SHORT PROBLEM: Count how many lines have the word "this" in them. Reply with that number by itself.

DATA SHOWN:

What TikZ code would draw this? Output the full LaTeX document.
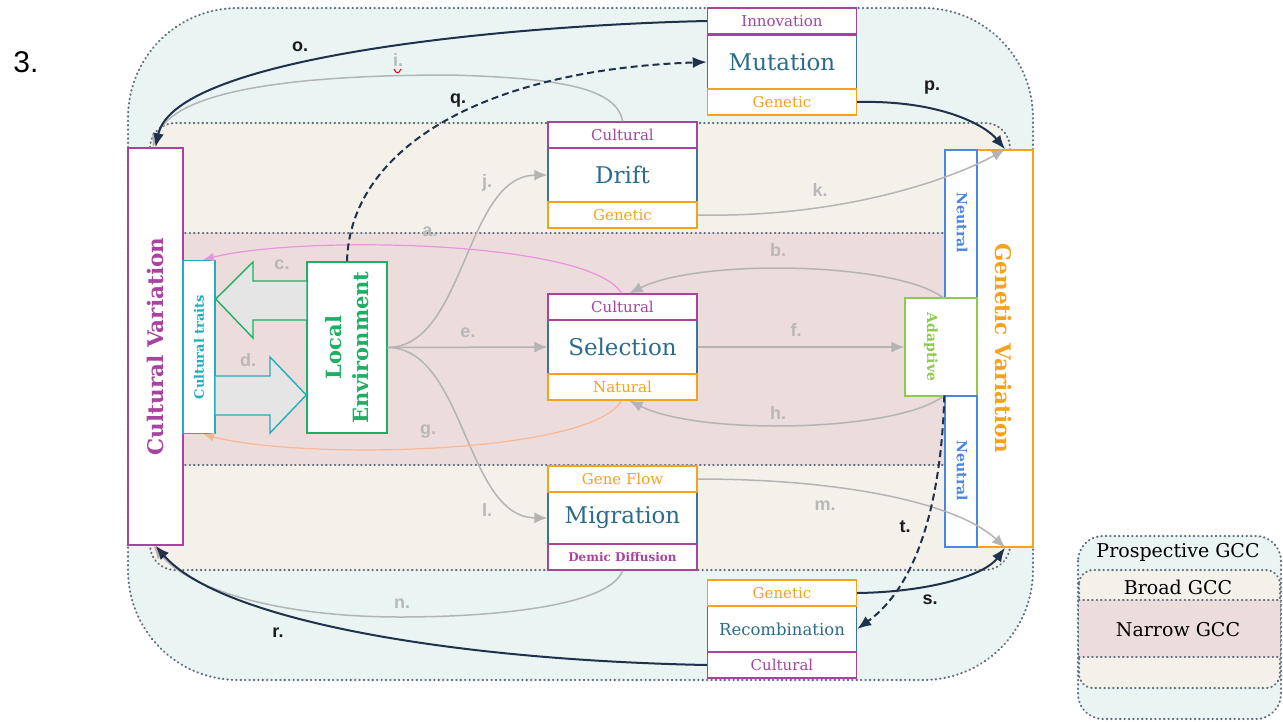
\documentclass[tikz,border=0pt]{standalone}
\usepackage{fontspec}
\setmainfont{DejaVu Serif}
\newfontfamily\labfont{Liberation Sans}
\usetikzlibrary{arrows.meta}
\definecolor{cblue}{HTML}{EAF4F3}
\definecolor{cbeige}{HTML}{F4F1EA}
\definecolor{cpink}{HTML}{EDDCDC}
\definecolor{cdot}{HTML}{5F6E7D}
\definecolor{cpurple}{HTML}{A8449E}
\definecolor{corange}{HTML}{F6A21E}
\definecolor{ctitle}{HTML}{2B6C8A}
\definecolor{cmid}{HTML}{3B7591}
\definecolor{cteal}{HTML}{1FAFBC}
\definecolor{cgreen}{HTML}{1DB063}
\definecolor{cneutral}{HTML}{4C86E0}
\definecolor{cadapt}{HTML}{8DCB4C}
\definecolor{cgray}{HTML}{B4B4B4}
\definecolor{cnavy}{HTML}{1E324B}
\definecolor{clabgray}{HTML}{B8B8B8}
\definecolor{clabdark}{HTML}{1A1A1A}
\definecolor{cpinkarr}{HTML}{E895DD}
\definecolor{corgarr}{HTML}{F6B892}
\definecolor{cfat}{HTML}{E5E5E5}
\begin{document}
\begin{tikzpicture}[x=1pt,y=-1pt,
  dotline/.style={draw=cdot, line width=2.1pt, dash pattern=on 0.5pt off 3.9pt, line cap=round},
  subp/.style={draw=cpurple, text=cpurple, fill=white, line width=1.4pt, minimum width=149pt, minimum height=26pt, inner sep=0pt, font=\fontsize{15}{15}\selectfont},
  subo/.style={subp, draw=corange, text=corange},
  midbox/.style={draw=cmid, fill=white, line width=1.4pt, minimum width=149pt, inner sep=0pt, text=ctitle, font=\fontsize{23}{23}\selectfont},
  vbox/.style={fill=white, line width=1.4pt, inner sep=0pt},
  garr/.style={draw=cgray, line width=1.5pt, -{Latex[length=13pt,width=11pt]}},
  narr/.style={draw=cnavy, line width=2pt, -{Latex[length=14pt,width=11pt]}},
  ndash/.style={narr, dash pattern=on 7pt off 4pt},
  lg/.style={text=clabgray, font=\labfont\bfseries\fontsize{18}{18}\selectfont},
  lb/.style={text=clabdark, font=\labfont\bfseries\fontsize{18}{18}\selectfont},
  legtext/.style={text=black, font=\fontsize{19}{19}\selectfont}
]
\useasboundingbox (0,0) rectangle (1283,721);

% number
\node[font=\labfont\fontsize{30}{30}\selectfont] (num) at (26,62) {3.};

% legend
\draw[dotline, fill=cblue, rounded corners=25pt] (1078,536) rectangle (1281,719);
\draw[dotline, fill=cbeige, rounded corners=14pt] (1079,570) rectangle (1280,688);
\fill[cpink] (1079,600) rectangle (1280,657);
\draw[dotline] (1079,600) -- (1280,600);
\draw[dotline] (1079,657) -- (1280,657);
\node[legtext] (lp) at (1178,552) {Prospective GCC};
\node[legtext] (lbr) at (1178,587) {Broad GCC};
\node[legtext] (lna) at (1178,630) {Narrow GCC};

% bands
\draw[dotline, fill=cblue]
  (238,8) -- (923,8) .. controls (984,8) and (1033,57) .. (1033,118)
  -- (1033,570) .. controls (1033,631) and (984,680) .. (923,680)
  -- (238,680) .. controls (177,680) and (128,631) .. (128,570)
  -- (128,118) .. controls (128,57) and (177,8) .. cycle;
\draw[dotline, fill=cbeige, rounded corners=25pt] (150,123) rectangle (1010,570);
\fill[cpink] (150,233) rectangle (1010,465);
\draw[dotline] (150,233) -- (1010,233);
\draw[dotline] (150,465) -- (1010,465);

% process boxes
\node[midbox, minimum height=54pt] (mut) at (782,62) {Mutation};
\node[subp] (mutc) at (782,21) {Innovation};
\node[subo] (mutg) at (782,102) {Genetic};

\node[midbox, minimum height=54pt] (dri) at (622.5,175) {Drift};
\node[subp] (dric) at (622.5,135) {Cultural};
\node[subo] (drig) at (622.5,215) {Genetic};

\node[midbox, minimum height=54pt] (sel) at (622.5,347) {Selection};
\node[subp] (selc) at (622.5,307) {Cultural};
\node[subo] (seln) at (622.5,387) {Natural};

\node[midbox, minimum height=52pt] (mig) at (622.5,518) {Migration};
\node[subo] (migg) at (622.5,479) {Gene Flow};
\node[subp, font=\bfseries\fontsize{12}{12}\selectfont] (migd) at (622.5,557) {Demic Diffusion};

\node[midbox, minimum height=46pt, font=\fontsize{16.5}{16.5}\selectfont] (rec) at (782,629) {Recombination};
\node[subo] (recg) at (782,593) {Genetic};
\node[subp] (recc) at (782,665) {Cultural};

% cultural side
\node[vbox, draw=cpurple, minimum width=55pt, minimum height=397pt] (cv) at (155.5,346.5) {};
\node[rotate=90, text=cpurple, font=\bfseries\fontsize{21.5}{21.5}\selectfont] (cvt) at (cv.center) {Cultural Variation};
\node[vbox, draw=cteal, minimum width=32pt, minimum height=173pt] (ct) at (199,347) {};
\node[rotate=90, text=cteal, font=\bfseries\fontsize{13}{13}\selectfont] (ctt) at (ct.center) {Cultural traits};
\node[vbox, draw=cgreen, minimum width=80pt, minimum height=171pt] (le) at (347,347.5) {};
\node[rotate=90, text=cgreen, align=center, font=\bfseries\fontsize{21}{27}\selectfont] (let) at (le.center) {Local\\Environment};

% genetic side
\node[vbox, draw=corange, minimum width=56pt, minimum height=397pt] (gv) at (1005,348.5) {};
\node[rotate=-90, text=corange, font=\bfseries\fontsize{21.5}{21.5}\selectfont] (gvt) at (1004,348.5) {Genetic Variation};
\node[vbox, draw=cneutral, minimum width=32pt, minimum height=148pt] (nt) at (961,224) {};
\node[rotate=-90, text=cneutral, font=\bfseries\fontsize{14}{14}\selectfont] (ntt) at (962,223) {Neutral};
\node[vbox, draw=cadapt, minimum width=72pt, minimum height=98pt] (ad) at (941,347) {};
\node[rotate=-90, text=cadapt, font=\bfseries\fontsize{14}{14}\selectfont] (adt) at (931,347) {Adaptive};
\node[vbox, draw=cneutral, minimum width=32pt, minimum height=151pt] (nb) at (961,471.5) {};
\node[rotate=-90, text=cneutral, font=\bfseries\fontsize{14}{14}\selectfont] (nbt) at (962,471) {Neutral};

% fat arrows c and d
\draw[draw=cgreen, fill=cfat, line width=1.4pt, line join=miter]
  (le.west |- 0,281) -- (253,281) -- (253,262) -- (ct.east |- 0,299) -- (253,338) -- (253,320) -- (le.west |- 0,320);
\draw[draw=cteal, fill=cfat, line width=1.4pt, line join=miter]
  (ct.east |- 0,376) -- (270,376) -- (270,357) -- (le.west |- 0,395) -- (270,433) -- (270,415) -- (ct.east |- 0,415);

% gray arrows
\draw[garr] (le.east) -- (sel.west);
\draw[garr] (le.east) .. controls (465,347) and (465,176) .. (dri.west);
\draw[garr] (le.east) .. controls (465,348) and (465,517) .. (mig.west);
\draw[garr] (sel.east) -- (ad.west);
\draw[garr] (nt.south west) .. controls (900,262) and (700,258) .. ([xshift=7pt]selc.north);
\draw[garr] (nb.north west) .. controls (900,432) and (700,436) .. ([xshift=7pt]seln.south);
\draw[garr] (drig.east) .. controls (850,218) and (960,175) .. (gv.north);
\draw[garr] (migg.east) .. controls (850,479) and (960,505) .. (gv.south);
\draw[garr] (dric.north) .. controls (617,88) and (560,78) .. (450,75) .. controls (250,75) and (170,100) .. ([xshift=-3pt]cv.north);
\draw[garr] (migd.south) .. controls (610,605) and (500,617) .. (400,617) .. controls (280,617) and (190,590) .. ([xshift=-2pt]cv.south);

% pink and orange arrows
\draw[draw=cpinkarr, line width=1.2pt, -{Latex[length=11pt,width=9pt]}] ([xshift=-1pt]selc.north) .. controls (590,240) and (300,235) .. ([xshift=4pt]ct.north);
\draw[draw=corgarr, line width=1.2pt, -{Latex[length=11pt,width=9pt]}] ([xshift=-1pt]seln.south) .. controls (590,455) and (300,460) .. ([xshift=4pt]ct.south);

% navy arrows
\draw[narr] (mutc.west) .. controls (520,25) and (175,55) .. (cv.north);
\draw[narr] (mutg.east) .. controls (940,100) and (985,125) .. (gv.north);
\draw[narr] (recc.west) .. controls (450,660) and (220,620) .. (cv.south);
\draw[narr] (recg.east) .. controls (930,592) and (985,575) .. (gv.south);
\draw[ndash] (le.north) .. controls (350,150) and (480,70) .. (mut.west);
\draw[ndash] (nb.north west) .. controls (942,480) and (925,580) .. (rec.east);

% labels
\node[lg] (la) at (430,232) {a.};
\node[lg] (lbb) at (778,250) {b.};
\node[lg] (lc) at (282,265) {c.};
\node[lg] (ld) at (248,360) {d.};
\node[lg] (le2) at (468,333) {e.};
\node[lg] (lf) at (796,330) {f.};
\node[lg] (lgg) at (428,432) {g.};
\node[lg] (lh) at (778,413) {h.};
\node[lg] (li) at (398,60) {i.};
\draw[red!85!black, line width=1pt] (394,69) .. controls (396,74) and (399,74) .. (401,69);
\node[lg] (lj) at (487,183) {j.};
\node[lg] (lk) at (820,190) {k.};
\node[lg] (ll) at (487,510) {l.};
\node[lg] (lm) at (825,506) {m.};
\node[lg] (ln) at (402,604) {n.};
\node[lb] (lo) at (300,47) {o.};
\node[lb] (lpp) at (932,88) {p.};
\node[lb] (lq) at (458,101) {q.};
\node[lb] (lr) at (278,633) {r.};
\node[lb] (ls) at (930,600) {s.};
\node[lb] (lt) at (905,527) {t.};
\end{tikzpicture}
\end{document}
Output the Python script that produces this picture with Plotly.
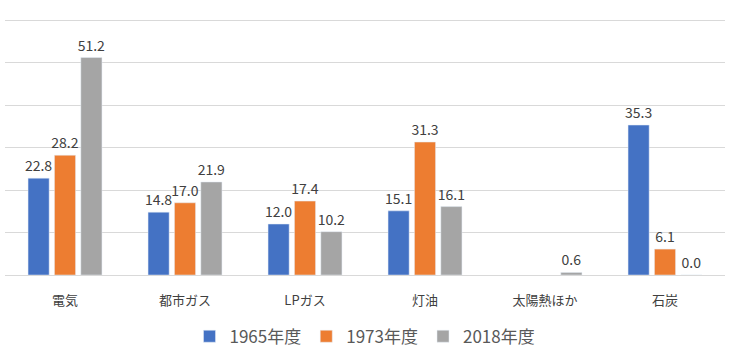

SOLVED PROBLEM: 2